In 1907, Bjerknes returned to the Royal Frederick University in Oslo before becoming professor of geophysics at the University of Leipzig in 1912. In 1916, he started the publication Synoptische Darstellung atmosphärischer Zustände über Europa. In 1917, he founded the Geophysical Institute, University of Bergen where he wrote his book On the Dynamics of the Circular Vortex with Applications to the Atmosphere and to Atmospheric Vortex and Wave Motion (1921), and laid the foundation for the Bergen School of Meteorology, which was not a literal school but a school of thought on how the practice of weather forecasting and meteorology should be undertaken. He was the originator of an improved and more scientific weather service, afterwards controlled by his son and collaborator, the meteorologist Jacob Bjerknes (1897–1975).

From 1926 to his retirement in 1932, he held a position at the University of Oslo. He was elected a member of the Royal Swedish Academy of Sciences in 1905 and of the Pontifical Academy of Sciences in 1936 and a Fellow of the Royal Society. He was awarded the 1932 Symons Gold Medal of the Royal Meteorological Society.

He died of heart problems in Oslo.

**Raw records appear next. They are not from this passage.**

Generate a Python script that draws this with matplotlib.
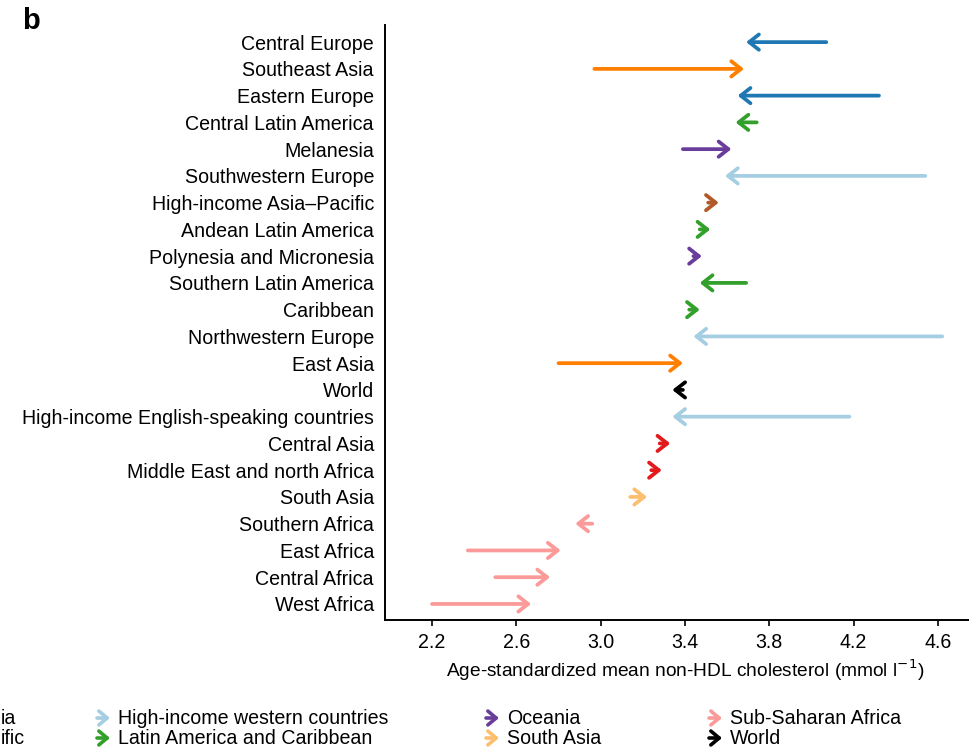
import matplotlib
matplotlib.use("Agg")
import matplotlib.pyplot as plt

plt.rcParams['font.family'] = ['Liberation Sans', 'DejaVu Sans']

regions = ["Central Europe", "Southeast Asia", "Eastern Europe", "Central Latin America",
           "Melanesia", "Southwestern Europe", "High-income Asia\u2013Pacific",
           "Andean Latin America", "Polynesia and Micronesia", "Southern Latin America",
           "Caribbean", "Northwestern Europe", "East Asia", "World",
           "High-income English-speaking countries", "Central Asia",
           "Middle East and north Africa", "South Asia", "Southern Africa",
           "East Africa", "Central Africa", "West Africa"]
start_vals = [4.07, 2.97, 4.32, 3.74, 3.39, 4.54, 3.51, 3.47, 3.44, 3.69,
              3.42, 4.62, 2.80, 3.39, 4.18, 3.28, 3.24, 3.14, 2.96, 2.37, 2.50, 2.20]
end_vals = [3.69, 3.68, 3.65, 3.64, 3.62, 3.59, 3.56, 3.52, 3.48, 3.47,
            3.47, 3.44, 3.39, 3.34, 3.34, 3.33, 3.29, 3.22, 2.88, 2.81, 2.76, 2.67]
groups = ["CEE", "ESEA", "CEE", "LAC", "OCE", "HIW", "HIAP", "LAC", "OCE", "LAC",
          "LAC", "HIW", "ESEA", "WLD", "HIW", "CAMENA", "CAMENA", "SA", "SSA",
          "SSA", "SSA", "SSA"]

group_colors = {
    "CEE": "#1f78b4", "CAMENA": "#e31a1c", "ESEA": "#ff7f00", "HIAP": "#b15928",
    "HIW": "#a6cee3", "LAC": "#33a02c", "OCE": "#6a3d9a", "SA": "#fdbf6f",
    "SSA": "#fb9a99", "WLD": "#000000",
}
legend_labels = ["High-income western countries", "Latin America and Caribbean",
                 "Oceania", "South Asia", "Sub-Saharan Africa", "World"]
legend_keys = ["HIW", "LAC", "OCE", "SA", "SSA", "WLD"]
# visible fragments of the legend column cropped at the left edge
cut_labels = ["ia", "ific"]
xticks = [2.2, 2.6, 3.0, 3.4, 3.8, 4.2, 4.6]

W, H = 969, 750
fig = plt.figure(figsize=(W / 100, H / 100), dpi=100)
ax = fig.add_axes([385 / W, 130 / H, 600 / W, 595 / H])

fs = 14.1
for i, (r, s, e, g) in enumerate(zip(regions, start_vals, end_vals, groups)):
    ax.annotate("", xy=(e, i), xytext=(s, i),
                arrowprops=dict(arrowstyle="->,head_length=0.7,head_width=0.55",
                                color=group_colors[g], lw=2.7, shrinkA=0, shrinkB=0,
                                mutation_scale=10))

ax.set_xlim(1.977, 4.823)
ax.set_ylim(len(regions) - 1 + 0.6, -0.64)
ax.set_yticks(range(len(regions)))
ax.set_yticklabels(regions, fontsize=fs)
ax.set_xticks(xticks)
ax.set_xticklabels([f"{t:.1f}" for t in xticks], fontsize=fs)
ax.tick_params(axis='y', length=0, pad=8)
ax.tick_params(axis='x', length=4, width=1.2, pad=5, direction='out')
ax.spines['top'].set_visible(False)
ax.spines['right'].set_visible(False)
ax.spines['left'].set_linewidth(1.4)
ax.spines['bottom'].set_linewidth(1.4)
ax.set_xlabel("Age-standardized mean non-HDL cholesterol (mmol l$^{-1}$)", fontsize=13.8,
              labelpad=4)

fig.text(22 / W, 1 - 21 / H, "b", fontsize=21, fontweight='bold', ha='left', va='center')

# legend (manually placed, cropped at left)
rows_y = [718, 738]
col_arrow_x = [97, 486, 709]
for k, (lab, key) in enumerate(zip(legend_labels, legend_keys)):
    col, row = divmod(k, 2)
    y = 1 - rows_y[row] / H
    x0 = col_arrow_x[col]
    fig.patches.append(matplotlib.patches.FancyArrowPatch(
        (x0 / W, y), ((x0 + 13) / W, y), transform=fig.transFigure,
        arrowstyle="->,head_length=0.6,head_width=0.5", mutation_scale=10,
        color=group_colors[key], lw=2.6, shrinkA=0, shrinkB=0))
    fig.text((x0 + 21) / W, y, lab, fontsize=fs, ha='left', va='center')
for row, lab in enumerate(cut_labels):
    fig.text(1 / W, 1 - rows_y[row] / H, lab, fontsize=fs, ha='left', va='center')

fig.savefig("out.png", dpi=100)
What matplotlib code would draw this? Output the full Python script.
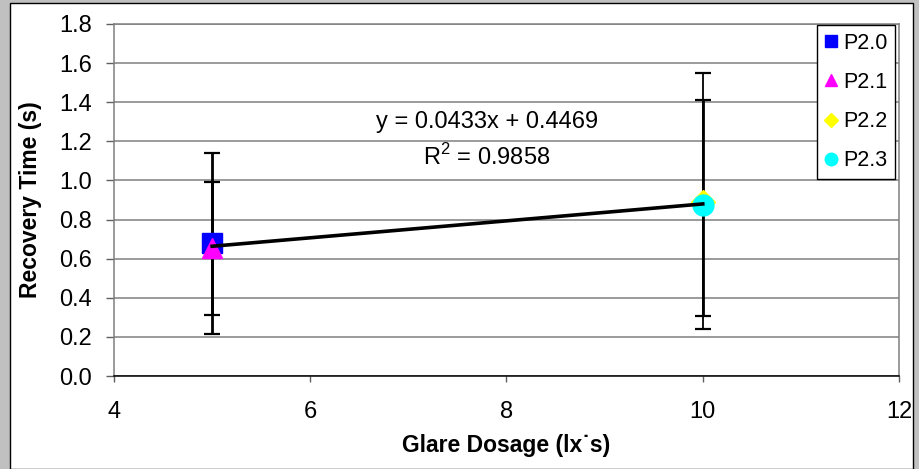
import matplotlib
matplotlib.use("Agg")
from matplotlib import pyplot as plt
from matplotlib.patches import Rectangle

plt.rcParams['font.family'] = ['Liberation Sans', 'DejaVu Sans']
plt.rcParams['mathtext.fontset'] = 'custom'
plt.rcParams['mathtext.rm'] = 'Liberation Sans'

series = ['P2.0', 'P2.1', 'P2.2', 'P2.3']
dosage = [5, 5, 10, 10]
recovery = [0.68, 0.655, 0.89, 0.876]
err_low = [0.465, 0.345, 0.651, 0.568]
err_high = [0.459, 0.337, 0.658, 0.537]
colors = ['#0000ff', '#ff00ff', '#ffff00', '#00ffff']
markers = ['s', '^', 'D', 'o']
sizes = [14, 15, 12, 15]

slope = 0.0433
intercept = 0.4469
r_squared = 0.9858
fit_x = [5, 10]

fig = plt.figure(figsize=(9.2, 4.69), dpi=100, facecolor='#c0c0c0')
# white chart area with thin black edge
fig.patches.append(Rectangle((10 / 920, 0), 903 / 920, 466 / 469, transform=fig.transFigure,
                             facecolor='white', edgecolor='black', linewidth=1, zorder=-5))

ax = fig.add_axes([114 / 920, 1 - 376 / 469, 785 / 920, 352 / 469])
ax.set_facecolor('white')

for i in range(len(series)):
    ax.errorbar(dosage[i], recovery[i], yerr=[[err_low[i]], [err_high[i]]], fmt='none',
                ecolor='black', elinewidth=2 if i != 2 else 1.3, capsize=6, capthick=1.6,
                zorder=2)
for i in range(len(series)):
    ax.plot(dosage[i], recovery[i], linestyle='none', marker=markers[i], markersize=sizes[i],
            color=colors[i], markeredgecolor=colors[i], label=series[i], zorder=3)

fit_y = [slope * v + intercept for v in fit_x]
ax.plot(fit_x, fit_y, color='black', linewidth=2.6, zorder=4)

ax.text(7.8, 1.30, f'y = {slope}x + {intercept}', ha='center', va='center', fontsize=17)
ax.text(7.8, 1.12, f'R$^2$ = {r_squared}', ha='center', va='center', fontsize=17)

ax.set_xlim(4, 12)
ax.set_ylim(0, 1.8)
ax.set_xticks([4, 6, 8, 10, 12])
ax.set_yticks([0.0, 0.2, 0.4, 0.6, 0.8, 1.0, 1.2, 1.4, 1.6, 1.8])
ax.set_yticklabels([f'{v:.1f}' for v in ax.get_yticks()])
ax.yaxis.grid(True, color='#808080', linewidth=1.1)
ax.set_axisbelow(True)

for side in ['left', 'top', 'right']:
    ax.spines[side].set_color('#808080')
    ax.spines[side].set_linewidth(1.1)
ax.spines['bottom'].set_color('black')
ax.spines['bottom'].set_linewidth(1.1)

ax.tick_params(axis='y', direction='out', length=6, width=1, color='#606060', labelsize=17, pad=10)
ax.tick_params(axis='x', direction='out', length=4, width=1, color='#606060', labelsize=17, pad=14)

ax.set_xlabel('Glare Dosage (lx˙s)', fontsize=16.5, fontweight='bold', labelpad=8)
ax.set_ylabel('Recovery Time (s)', fontsize=16.5, fontweight='bold', labelpad=12)

leg = ax.legend(loc='upper right', bbox_to_anchor=(0.995, 0.997), borderaxespad=0,
                fontsize=15.5, markerscale=0.6, handlelength=0.55, handletextpad=0.3,
                labelspacing=0.85, borderpad=0.35, fancybox=False, framealpha=1)
leg.get_frame().set_edgecolor('black')
leg.get_frame().set_linewidth(1)

fig.savefig('out.png', dpi=100, facecolor=fig.get_facecolor())
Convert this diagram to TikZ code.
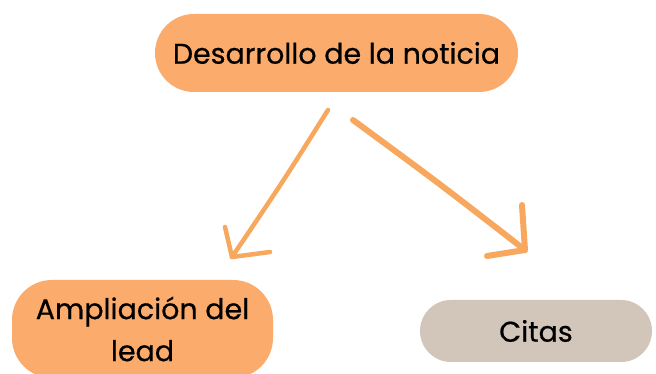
\documentclass[tikz,border=0pt]{standalone}
\usepackage{fontspec}
\setmainfont{Poppins}[FakeBold=0.6]
\usetikzlibrary{arrows.meta}
\definecolor{boxorange}{HTML}{FBAB6B}
\definecolor{boxgray}{HTML}{D2C5BA}
\definecolor{arroworange}{HTML}{F8A85E}
\tikzset{
  pill/.style={draw=none, inner sep=0pt, align=center, font=\fontsize{28.5}{42}\selectfont, text=black},
  arr/.style={draw=arroworange, line cap=round, line join=round},
}
\begin{document}
\begin{tikzpicture}[x=1pt,y=1pt]
\useasboundingbox (0,0) rectangle (656,374);
\clip (0,0) rectangle (656,374);
\fill[white] (0,0) rectangle (656,374);
\node[pill, fill=boxorange, minimum width=363pt, minimum height=78pt, rounded corners=39pt] (top) at (336.5,321) {Desarrollo de la noticia};
\node[pill, fill=boxorange, minimum width=261pt, minimum height=98pt, rounded corners=40pt] (amp) at (142.5,45) {Ampliación del\\lead};
\node[pill, fill=boxgray, minimum width=232pt, minimum height=62pt, rounded corners=31pt] (cit) at (536,43) {Citas};
\coordinate (la) at (328,264);
\coordinate (lb) at (232,117);
\coordinate (ra) at (353,254);
\coordinate (rb) at (525,124);
\draw[arr, line width=4.5pt] (la) .. controls (284,194) .. (lb);
\draw[arr, line width=4.5pt] (lb) ++(-7,30) -- (lb) -- ++(38,5);
\draw[arr, line width=6pt] (ra) .. controls (440,190) .. (rb);
\draw[arr, line width=6pt] (rb) ++(-3,45) -- (rb) -- ++(-38,-6);
\end{tikzpicture}
\end{document}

In 1893, Bjerknes had married Honoria Bonnevie, who in earlier years assisted him much in his scientific work. Their son Jacob Aall Bonnevie Bjerknes also became a meteorologist.

The craters Bjerknes on the Moon and Bjerknes on Mars are named in his honor. The European Geosciences Union awards the Vilhelm Bjerknes Medal annually to recognize "distinguished research in atmospheric sciences".